According to Harvard researcher, Shawn Achor, author of The Happiness Advantage:
“Something as simple as writing down three things you’re grateful for every day for 21 days in a row significantly increases your level of optimism, and it holds for the next six months. The research is amazing,” he reports. Other studies show gratitude increases willpower, helps keep you calm, and can even boost employee morale.
So, where’s the science behind this?
Well, brain scans prove that there is a tangible result from regular gratitude practice:
“The participants who’d completed the gratitude task months earlier not only reported feeling more gratefulness two weeks after the task than members of the control group, but also, months later, showed more gratitude-related brain activity in the scanner. The researchers described these ‘profound’ and ‘long-lasting’ neural effects as ‘particularly noteworthy,'” psychology writer Christian Jarrett explains on the Science of Us blog.
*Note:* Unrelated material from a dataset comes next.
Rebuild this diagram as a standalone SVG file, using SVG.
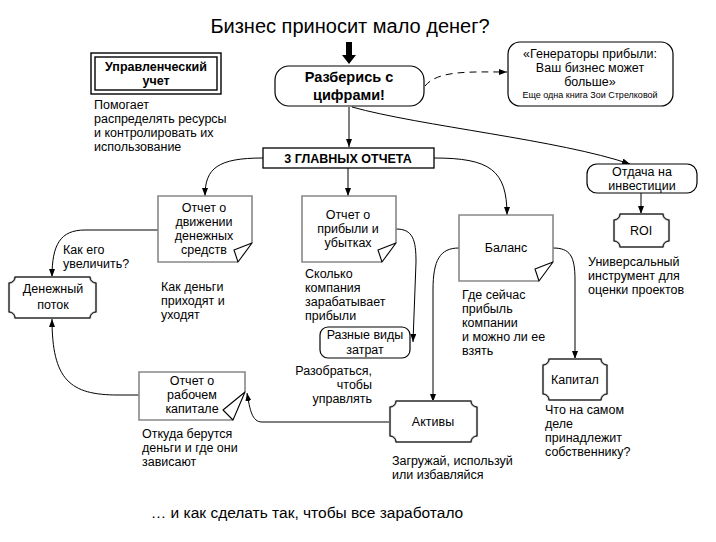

So, guess what? This isn’t just some ethereal, hippie concept. There’s real world science behind it.
Plus, complaining can kill you!
Yes, the opposite of gratitude (complaining) has negative neurological and emotional effects on you.
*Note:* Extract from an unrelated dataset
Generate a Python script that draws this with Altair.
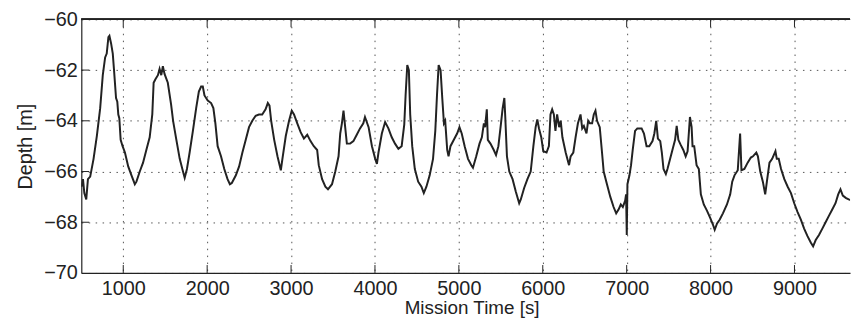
import altair as alt
import pandas as pd

# Mission time [s] and depth [m]
time_s = [500, 508, 520, 536, 559, 579, 606, 646, 685, 725, 756, 784, 803, 823, 835, 855, 875, 890, 914, 929,
          941, 953, 969, 992, 1020, 1059, 1098, 1138, 1157, 1197, 1236, 1275, 1315, 1346, 1362, 1385, 1413, 1433,
          1453, 1472, 1492, 1531, 1570, 1594, 1633, 1673, 1712, 1732, 1759, 1791, 1830, 1869, 1901, 1928, 1948,
          1968, 2007, 2047, 2074, 2098, 2125, 2165, 2204, 2243, 2271, 2294, 2342, 2381, 2420, 2460, 2499, 2538,
          2578, 2617, 2656, 2696, 2723, 2743, 2763, 2799, 2838, 2878, 2897, 2937, 2976, 3008, 3035, 3074, 3114,
          3153, 3193, 3232, 3271, 3311, 3330, 3370, 3409, 3440, 3488, 3527, 3566, 3586, 3606, 3625, 3645, 3665,
          3704, 3743, 3783, 3822, 3861, 3881, 3924, 3964, 4003, 4023, 4042, 4082, 4121, 4160, 4200, 4239, 4279,
          4318, 4349, 4365, 4385, 4404, 4420, 4444, 4475, 4515, 4554, 4582, 4613, 4652, 4692, 4719, 4739, 4759,
          4782, 4802, 4822, 4837, 4861, 4877, 4900, 4940, 4979, 5007, 5034, 5069, 5109, 5148, 5168, 5207, 5246,
          5274, 5298, 5313, 5333, 5345, 5376, 5416, 5443, 5471, 5502, 5522, 5542, 5553, 5573, 5601, 5640, 5679,
          5719, 5738, 5778, 5817, 5856, 5888, 5915, 5935, 5955, 5982, 6006, 6045, 6073, 6092, 6112, 6132, 6151,
          6171, 6195, 6214, 6234, 6273, 6313, 6332, 6364, 6391, 6419, 6450, 6470, 6490, 6521, 6541, 6561, 6588,
          6608, 6628, 6647, 6679, 6706, 6726, 6765, 6805, 6844, 6875, 6903, 6930, 6954, 6982, 6993, 7001, 7009,
          7033, 7052, 7072, 7100, 7127, 7178, 7206, 7237, 7269, 7308, 7330, 7352, 7372, 7400, 7419, 7439, 7467,
          7486, 7518, 7549, 7577, 7596, 7616, 7644, 7675, 7703, 7726, 7754, 7774, 7785, 7805, 7833, 7860, 7884,
          7919, 7958, 7998, 8029, 8049, 8077, 8108, 8147, 8195, 8234, 8258, 8285, 8324, 8352, 8368, 8403, 8442,
          8480, 8505, 8545, 8564, 8592, 8623, 8651, 8671, 8702, 8734, 8753, 8773, 8789, 8812, 8840, 8879, 8919,
          8958, 8997, 9037, 9076, 9115, 9155, 9194, 9222, 9253, 9292, 9332, 9371, 9410, 9450, 9489, 9521, 9548,
          9576, 9615, 9646, 9690]
depth_m = [-66.6, -66.5, -66.3, -66.85, -67.1, -66.3, -66.2, -65.5, -64.6, -63.5, -62.2, -61.5, -61.35, -60.7,
           -60.65, -60.95, -61.35, -62.0, -63.1, -63.25, -63.75, -63.9, -64.75, -65.0, -65.25, -65.8, -66.15,
           -66.5, -66.4, -66.0, -65.65, -65.15, -64.65, -63.75, -62.5, -62.35, -62.2, -61.95, -62.2, -61.85,
           -62.15, -62.5, -63.35, -64.0, -64.75, -65.5, -66.0, -66.25, -65.9, -65.25, -64.4, -63.5, -62.85,
           -62.65, -62.65, -63.0, -63.2, -63.3, -63.5, -64.1, -65.0, -65.4, -65.9, -66.3, -66.5, -66.45, -66.15,
           -65.8, -65.25, -64.75, -64.25, -64.0, -63.8, -63.75, -63.75, -63.55, -63.3, -63.4, -64.0, -64.75,
           -65.4, -65.95, -65.5, -64.6, -64.0, -63.6, -63.75, -64.1, -64.45, -64.7, -64.55, -64.8, -65.0, -65.15,
           -65.75, -66.3, -66.6, -66.7, -66.5, -66.0, -65.4, -64.5, -64.1, -63.6, -64.25, -64.9, -64.9, -64.8,
           -64.55, -64.3, -64.1, -63.85, -64.25, -65.0, -65.5, -65.7, -65.25, -64.5, -64.05, -64.3, -64.65,
           -64.9, -65.1, -65.0, -64.15, -63.0, -61.8, -62.0, -63.75, -65.0, -65.9, -66.4, -66.6, -66.85, -66.6,
           -66.15, -65.5, -64.4, -63.0, -61.8, -62.0, -63.1, -64.1, -64.0, -65.15, -65.4, -65.0, -64.75, -64.5,
           -64.25, -64.5, -65.0, -65.5, -65.75, -65.85, -65.4, -64.9, -64.65, -64.1, -64.25, -63.55, -64.75,
           -64.9, -65.15, -65.35, -65.0, -64.1, -63.5, -63.1, -63.85, -65.4, -66.0, -66.3, -66.8, -67.25, -67.1,
           -66.65, -66.3, -66.0, -65.0, -64.25, -63.95, -64.3, -64.65, -65.2, -65.25, -65.0, -63.75, -63.55,
           -63.75, -64.4, -63.75, -64.25, -64.0, -64.65, -65.25, -65.75, -65.4, -65.25, -64.65, -64.1, -63.75,
           -64.3, -64.2, -64.5, -64.0, -64.1, -64.1, -63.75, -63.6, -64.0, -64.25, -65.25, -66.0, -66.5, -67.0,
           -67.4, -67.65, -67.5, -67.3, -67.4, -67.15, -66.9, -68.5, -66.5, -66.15, -65.75, -65.15, -64.4, -64.3,
           -64.3, -64.5, -65.0, -65.0, -64.8, -64.5, -64.0, -64.7, -64.8, -65.25, -65.9, -66.1, -65.9, -65.5,
           -65.1, -64.75, -64.2, -64.75, -64.95, -65.15, -65.4, -65.2, -63.85, -64.25, -65.0, -65.0, -65.75,
           -65.9, -66.9, -67.3, -67.55, -67.85, -68.1, -68.3, -68.05, -67.9, -67.65, -67.3, -66.9, -66.4, -66.15,
           -65.95, -64.5, -65.95, -65.9, -65.65, -65.45, -65.4, -65.25, -65.4, -66.0, -66.4, -66.9, -66.4,
           -65.65, -65.5, -65.35, -65.2, -65.5, -65.5, -65.9, -66.3, -66.6, -66.85, -67.25, -67.6, -67.9, -68.25,
           -68.55, -68.8, -68.95, -68.7, -68.5, -68.25, -68.0, -67.75, -67.5, -67.25, -66.9, -66.7, -66.95,
           -67.05, -67.1, -67.15]

x_ticks = [1000, 2000, 3000, 4000, 5000, 6000, 7000, 8000, 9000]
y_ticks = [-70, -68, -66, -64, -62, -60]
x_domain = [500, 9662]
y_domain = [-70, -60]

W, H = 776, 256
FONT = "Liberation Sans"
INK = "#222222"

df = pd.DataFrame({"t": time_s, "d": depth_m})
xt = pd.DataFrame({"t": x_ticks})
yt = pd.DataFrame({"d": y_ticks[1:-1]})

xscale = alt.Scale(domain=x_domain, nice=False, zero=False)
yscale = alt.Scale(domain=y_domain, nice=False, zero=False)

line = alt.Chart(df).mark_line(color=INK, strokeWidth=2, clip=True).encode(
    x=alt.X("t:Q", scale=xscale, title="Mission Time [s]",
            axis=alt.Axis(values=x_ticks, format="d", titleX=394)),
    y=alt.Y("d:Q", scale=yscale, title="Depth [m]",
            axis=alt.Axis(values=y_ticks, format="d")),
)

xtick_bottom = alt.Chart(xt).mark_rule(color=INK, strokeWidth=1).encode(
    x=alt.X("t:Q", scale=xscale), y=alt.value(H), y2=alt.value(H - 8))
xtick_top = alt.Chart(xt).mark_rule(color=INK, strokeWidth=1).encode(
    x=alt.X("t:Q", scale=xscale), y=alt.value(0), y2=alt.value(8))
ytick_left = alt.Chart(yt).mark_rule(color=INK, strokeWidth=1).encode(
    y=alt.Y("d:Q", scale=yscale), x=alt.value(0), x2=alt.value(8))
top_border = alt.Chart(xt).mark_rule(color=INK, strokeWidth=1.2).encode(
    x=alt.value(0), x2=alt.value(W), y=alt.value(0))

chart = alt.layer(line, xtick_bottom, xtick_top, ytick_left, top_border).properties(
    width=W, height=H,
    autosize=alt.AutoSizeParams(type="none"),
    padding={"left": 74, "top": 10, "right": 3, "bottom": 46},
).configure_view(stroke=None).configure_axis(
    labelFont=FONT, titleFont=FONT, labelFontSize=20, titleFontSize=19,
    labelColor=INK, titleColor=INK, titleFontWeight="normal",
    domainColor=INK, domainWidth=1.2, tickSize=0,
    grid=True, gridColor="#555555", gridDash=[1.5, 5.5], gridWidth=1, gridOpacity=1,
).configure_axisX(labelPadding=6, titlePadding=0).configure_axisY(
    labelPadding=4, titlePadding=8, titleFontSize=20)

chart.save("out.html", embed_options={"renderer": "svg", "actions": False})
So let’s boil that down–having a thought makes it easier for you to have that thought again. That’s not good news for the perpetually gloomy (though happily, it seems gratitude, can work the opposite way, building up your positivity muscles). It gets worse, too. Not only do repeated negative thoughts make it easier to think yet more negative thoughts, they also make it more likely that negative thoughts will occur to you just randomly walking down the street. (Another way to put this is that being consistently negative starts to push your personality towards the negative).
And, this negativity also creates stress, which can kill you.
Bottom line: Gratitude is good for you, complaining is bad for you, and the science is there to prove it!
So, how do I do this “gratitude” thing?
Keep a journal of things for which you are grateful. They can be big things (my job, my house, my wife) or small things (a rainy day, a good cup of coffee, a great book). You can do it daily, three times a week, once a week, the key is to do it consistently. Keep it simple; just enter three things each time you do it.
My input; only enter things that you feel a genuine emotion around, otherwise it feels rote.
And that’s that. Find your own way, there’s no perfect formula here outside of consistency.
And, in the spirit of Thanksgiving…
I want to thank all of you for supporting Arena Fitness over the years. Your friendship and loyalty are priceless to us. We are profoundly grateful to all of you and truly wish you a wonderful and happy Thanksgiving and holiday season.
Think healthy, be healthy. Think negatively, live negatively.